June 5, 2009

How We Read the Bible

What happens when we read the Bible? How do we interpret what we read? In other words, how do we understand? Let's break down the process a bit and consider some theories about what might be happening:

First, our eyes look at the words--translated into our own language, of course. And then ...
  1. We understand the exact meaning intended, because that's what always and automatically happens when we read.
  2. We understand the exact meaning intended, because of good intentions and careful concentration.
  3. We understand, because of a miracle, the one exact meaning ever and always intended.
  4. We understand, because of a miracle, the unique meaning that God wants us to have at that moment.
  5. We understand something, based on our understanding (= our interpretation) of what the words mean to us in our own culture and time, but the meaning may be different from what was originally intended by the author--or the translator--or what was originally understood by the original audience of native speakers from those cultures 2,000 - 5,000 years ago. Therefore, only the history scholars and language experts among us can aspire to perfect understanding.
  6. Even if we are scholars and experts, what we understand is filtered through our own personal experience (as per Rosenblatt's transactional theory of reading), and will change as our experience changes. Our understanding of verses about God as father, for example, is affected by our own experiences with our own fathers and our experiences with or without children of our own.
  7. We understand something, but not necessarily the complete and perfect, higher-than-our thoughts of a supernatural, eternal, and omniscient God.
Experience should tell us that options 1 and 2 are ridiculous. Those of us who have ever taught students at any level know this full well.

Theories 1 - 3 are also contradicted by our experience of doctrinal arguments between different denominations. Universal understanding even by well-meaning clergy and laity is not what history reveals.

Theory 4 is harder to refute, since we don't know what voices people are hearing in their heads. Any argument against personal experience is difficult unless we can read minds. However, most honest people would admit to errors in their personal understanding of scripture, to thinking God had told them something but realizing later that it was fear, emotion, or their own desire to believe, and not the voice of God. This happens to even the brightest among us.

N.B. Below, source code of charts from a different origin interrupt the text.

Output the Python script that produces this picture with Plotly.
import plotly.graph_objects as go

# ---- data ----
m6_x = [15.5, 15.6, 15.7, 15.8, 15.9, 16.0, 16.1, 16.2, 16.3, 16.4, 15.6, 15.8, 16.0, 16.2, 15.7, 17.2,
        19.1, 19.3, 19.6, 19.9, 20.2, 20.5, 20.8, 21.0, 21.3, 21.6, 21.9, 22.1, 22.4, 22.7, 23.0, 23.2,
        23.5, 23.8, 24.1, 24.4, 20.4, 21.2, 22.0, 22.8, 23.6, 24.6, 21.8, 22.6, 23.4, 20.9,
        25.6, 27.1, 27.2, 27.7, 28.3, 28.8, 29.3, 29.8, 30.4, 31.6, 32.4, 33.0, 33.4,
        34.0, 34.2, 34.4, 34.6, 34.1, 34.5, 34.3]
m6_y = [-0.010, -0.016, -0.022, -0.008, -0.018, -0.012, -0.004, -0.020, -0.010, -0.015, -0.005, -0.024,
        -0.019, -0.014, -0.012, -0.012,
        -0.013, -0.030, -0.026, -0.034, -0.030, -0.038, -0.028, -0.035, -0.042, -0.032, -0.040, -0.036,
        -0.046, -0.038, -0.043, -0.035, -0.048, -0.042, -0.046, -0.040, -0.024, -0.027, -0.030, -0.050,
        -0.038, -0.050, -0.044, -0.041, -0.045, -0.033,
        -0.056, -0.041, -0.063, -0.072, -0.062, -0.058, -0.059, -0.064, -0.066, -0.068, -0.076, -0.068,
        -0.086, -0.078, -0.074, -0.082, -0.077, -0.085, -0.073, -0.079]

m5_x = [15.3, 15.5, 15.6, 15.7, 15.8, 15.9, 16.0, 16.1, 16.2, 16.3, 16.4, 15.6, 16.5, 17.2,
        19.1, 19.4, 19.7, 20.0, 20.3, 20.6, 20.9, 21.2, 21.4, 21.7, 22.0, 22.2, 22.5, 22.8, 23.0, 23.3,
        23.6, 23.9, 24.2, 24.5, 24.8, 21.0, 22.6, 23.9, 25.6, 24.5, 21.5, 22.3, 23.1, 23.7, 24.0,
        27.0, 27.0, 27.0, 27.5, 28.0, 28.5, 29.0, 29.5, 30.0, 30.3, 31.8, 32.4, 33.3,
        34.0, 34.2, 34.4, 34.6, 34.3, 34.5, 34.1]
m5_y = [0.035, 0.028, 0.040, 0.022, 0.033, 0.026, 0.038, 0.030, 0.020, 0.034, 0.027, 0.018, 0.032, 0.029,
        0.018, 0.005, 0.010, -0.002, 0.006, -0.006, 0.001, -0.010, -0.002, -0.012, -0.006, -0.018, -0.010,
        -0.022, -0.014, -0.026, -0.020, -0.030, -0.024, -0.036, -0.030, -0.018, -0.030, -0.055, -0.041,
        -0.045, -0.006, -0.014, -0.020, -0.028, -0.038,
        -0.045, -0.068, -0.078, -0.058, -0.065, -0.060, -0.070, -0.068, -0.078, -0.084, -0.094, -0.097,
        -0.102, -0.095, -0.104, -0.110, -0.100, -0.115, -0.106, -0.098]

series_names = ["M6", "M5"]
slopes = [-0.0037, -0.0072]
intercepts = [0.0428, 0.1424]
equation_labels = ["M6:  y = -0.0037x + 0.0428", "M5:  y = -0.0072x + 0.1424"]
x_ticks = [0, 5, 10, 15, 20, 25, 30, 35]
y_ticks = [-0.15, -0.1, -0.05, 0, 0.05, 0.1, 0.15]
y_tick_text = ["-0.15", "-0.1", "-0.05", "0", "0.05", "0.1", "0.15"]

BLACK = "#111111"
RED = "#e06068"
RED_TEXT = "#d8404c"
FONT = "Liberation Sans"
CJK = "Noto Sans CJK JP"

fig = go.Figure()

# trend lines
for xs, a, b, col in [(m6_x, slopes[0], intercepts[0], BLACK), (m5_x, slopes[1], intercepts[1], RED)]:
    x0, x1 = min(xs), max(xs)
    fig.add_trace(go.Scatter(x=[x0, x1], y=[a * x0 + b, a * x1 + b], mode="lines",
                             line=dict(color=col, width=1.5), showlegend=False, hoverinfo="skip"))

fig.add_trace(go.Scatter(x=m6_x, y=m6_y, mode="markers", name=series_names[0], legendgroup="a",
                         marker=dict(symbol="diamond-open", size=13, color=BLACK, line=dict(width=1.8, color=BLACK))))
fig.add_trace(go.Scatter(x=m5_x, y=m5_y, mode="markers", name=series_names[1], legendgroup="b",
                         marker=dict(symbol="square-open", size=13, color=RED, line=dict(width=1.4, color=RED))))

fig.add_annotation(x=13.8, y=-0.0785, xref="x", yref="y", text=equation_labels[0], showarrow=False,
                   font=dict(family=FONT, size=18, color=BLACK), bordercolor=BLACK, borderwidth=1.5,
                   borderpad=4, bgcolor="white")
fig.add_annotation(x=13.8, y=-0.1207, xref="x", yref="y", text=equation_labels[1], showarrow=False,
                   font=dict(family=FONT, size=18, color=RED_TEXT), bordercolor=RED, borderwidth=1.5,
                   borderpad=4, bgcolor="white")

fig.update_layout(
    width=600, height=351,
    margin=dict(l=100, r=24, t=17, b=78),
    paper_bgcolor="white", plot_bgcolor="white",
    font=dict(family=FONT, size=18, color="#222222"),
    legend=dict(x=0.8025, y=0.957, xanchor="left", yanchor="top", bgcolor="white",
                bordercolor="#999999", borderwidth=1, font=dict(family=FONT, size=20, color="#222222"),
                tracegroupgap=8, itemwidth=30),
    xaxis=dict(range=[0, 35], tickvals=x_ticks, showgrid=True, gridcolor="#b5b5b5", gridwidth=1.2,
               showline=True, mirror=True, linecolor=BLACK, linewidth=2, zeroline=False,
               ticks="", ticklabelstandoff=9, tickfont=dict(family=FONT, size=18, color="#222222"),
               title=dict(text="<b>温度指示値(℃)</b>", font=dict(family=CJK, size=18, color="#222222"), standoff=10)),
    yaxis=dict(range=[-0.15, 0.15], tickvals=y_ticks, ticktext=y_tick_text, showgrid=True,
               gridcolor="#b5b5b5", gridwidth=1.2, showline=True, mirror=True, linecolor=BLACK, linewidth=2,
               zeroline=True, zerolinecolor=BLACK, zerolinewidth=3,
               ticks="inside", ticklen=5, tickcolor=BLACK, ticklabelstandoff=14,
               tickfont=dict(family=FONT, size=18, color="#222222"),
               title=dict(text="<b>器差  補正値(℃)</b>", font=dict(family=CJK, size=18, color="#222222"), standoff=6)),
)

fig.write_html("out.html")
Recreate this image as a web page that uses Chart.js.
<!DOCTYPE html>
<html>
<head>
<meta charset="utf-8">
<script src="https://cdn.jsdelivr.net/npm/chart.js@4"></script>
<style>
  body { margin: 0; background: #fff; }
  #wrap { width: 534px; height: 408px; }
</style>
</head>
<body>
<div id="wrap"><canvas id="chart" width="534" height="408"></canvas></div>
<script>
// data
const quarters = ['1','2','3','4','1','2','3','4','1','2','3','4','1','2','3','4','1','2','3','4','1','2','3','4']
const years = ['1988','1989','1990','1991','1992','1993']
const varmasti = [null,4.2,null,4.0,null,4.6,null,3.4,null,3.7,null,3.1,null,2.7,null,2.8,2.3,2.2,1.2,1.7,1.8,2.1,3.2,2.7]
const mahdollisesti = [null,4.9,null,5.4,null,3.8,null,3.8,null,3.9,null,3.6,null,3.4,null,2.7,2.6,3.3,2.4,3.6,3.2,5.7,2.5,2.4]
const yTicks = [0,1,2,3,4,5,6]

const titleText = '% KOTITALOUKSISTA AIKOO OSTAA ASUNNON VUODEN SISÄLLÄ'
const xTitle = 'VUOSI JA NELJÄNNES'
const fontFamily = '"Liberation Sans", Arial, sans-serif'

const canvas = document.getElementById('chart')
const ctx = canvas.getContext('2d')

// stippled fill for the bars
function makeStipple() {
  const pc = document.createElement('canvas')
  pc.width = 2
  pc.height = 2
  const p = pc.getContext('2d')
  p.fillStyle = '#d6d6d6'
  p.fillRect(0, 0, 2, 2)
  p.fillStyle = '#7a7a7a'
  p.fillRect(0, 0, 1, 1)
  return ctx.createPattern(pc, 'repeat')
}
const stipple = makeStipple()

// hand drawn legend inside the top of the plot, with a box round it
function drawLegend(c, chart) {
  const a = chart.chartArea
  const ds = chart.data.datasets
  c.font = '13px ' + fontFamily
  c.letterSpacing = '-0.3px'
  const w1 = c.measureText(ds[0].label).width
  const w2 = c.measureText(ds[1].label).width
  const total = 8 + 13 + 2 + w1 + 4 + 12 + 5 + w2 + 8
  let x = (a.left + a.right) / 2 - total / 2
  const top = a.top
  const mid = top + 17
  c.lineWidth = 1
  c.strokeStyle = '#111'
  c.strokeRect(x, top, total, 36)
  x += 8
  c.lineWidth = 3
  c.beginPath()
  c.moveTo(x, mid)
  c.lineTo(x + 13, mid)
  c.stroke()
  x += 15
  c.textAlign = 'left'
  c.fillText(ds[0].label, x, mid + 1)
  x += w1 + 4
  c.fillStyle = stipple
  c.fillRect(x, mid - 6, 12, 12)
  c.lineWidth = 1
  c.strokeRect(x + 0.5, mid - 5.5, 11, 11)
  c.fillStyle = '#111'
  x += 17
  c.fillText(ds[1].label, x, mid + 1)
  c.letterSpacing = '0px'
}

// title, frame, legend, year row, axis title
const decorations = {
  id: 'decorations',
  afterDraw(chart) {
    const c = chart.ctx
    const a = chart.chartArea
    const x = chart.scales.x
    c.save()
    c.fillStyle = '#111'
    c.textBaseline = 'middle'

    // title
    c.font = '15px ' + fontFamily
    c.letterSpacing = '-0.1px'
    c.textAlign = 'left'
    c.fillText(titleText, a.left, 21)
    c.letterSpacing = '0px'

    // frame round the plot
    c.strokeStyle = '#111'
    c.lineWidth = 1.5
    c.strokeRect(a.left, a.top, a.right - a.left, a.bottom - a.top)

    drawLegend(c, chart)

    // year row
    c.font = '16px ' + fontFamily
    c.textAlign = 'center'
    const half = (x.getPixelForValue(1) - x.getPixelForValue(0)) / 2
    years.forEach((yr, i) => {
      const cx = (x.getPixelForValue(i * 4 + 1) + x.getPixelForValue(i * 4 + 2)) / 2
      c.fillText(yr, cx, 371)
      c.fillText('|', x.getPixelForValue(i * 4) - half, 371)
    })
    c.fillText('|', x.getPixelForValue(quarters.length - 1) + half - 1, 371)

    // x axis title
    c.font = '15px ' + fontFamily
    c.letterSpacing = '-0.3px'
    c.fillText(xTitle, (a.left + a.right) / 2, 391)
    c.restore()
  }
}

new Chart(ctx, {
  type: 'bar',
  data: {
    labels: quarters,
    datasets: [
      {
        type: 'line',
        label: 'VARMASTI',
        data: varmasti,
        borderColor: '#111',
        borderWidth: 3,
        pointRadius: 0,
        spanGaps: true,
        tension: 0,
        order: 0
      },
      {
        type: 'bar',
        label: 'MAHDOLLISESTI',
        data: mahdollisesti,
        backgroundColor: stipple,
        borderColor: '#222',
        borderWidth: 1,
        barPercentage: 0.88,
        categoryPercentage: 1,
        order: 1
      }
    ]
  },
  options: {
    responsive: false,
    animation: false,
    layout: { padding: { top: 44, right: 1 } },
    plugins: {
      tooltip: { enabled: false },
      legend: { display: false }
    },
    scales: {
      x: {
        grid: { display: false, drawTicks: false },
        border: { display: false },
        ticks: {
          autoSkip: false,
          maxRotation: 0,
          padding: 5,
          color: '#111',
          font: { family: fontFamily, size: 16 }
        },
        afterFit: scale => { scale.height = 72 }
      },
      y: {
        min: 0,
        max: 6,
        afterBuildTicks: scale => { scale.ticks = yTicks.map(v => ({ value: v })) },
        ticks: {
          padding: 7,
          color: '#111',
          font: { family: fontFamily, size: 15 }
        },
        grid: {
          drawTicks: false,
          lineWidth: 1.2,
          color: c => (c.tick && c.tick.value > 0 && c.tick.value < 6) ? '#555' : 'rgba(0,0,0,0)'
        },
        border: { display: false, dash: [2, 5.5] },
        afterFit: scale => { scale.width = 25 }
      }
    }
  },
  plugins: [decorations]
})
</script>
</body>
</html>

The perfect understanding held out to us in theory 5 would appear to be contradicted by the lack of agreement among scholars and experts.

Theories 6 and 7, then.... For us mere mortals, we appear to be left with incomplete understanding, and no certainty about how accurate we actually are when interpreting a given passage. And this uncertainty, this ambiguity is very threatening to some.

Interestingly, this is our condition even if we hold to the most extreme doctrines of Biblical inerrancy and infallibility. Every word may be the exact and perfect one, and perfectly true and authoritative, but this doesn't mean that we understand fully or that we all have the same understanding. Confidence in the Bible is different than confidence in my ability to fully grasp the thoughts of God after carefully reading it once--or a hundred times.

I love and believe the Bible. My argument here is not that the Bible is irrelevant or that we read it without hope of understanding. Rather, I see the need for patience and care when reading, for diligence to learn more about the language and context, for prayer that the Holy Spirit would aid in the understanding, and for humility when interpreting or when disagreeing with somebody's interpretation.

More importantly, I love and believe in the Lord himself--amazing mystery though he may always be to me. I believe that I can know him--as I am fully known. This is different from knowing about him through reading the Bible. I can know information in a book, or a book itself, but those will always be qualitatively different from knowing a Person. As in other relationships, perfect knowledge and perfect understanding on my part are not requirements or priorities. We know in part, and ultimately, knowledge will pass away.

1 comment:

Rafael said...

Very nice, and right on. I can't help but notice that when many of my undergraduate students affirm the Bible's inerrancy, what they're often more concerned about is the sufficiency of their own readings (or those of their preachers).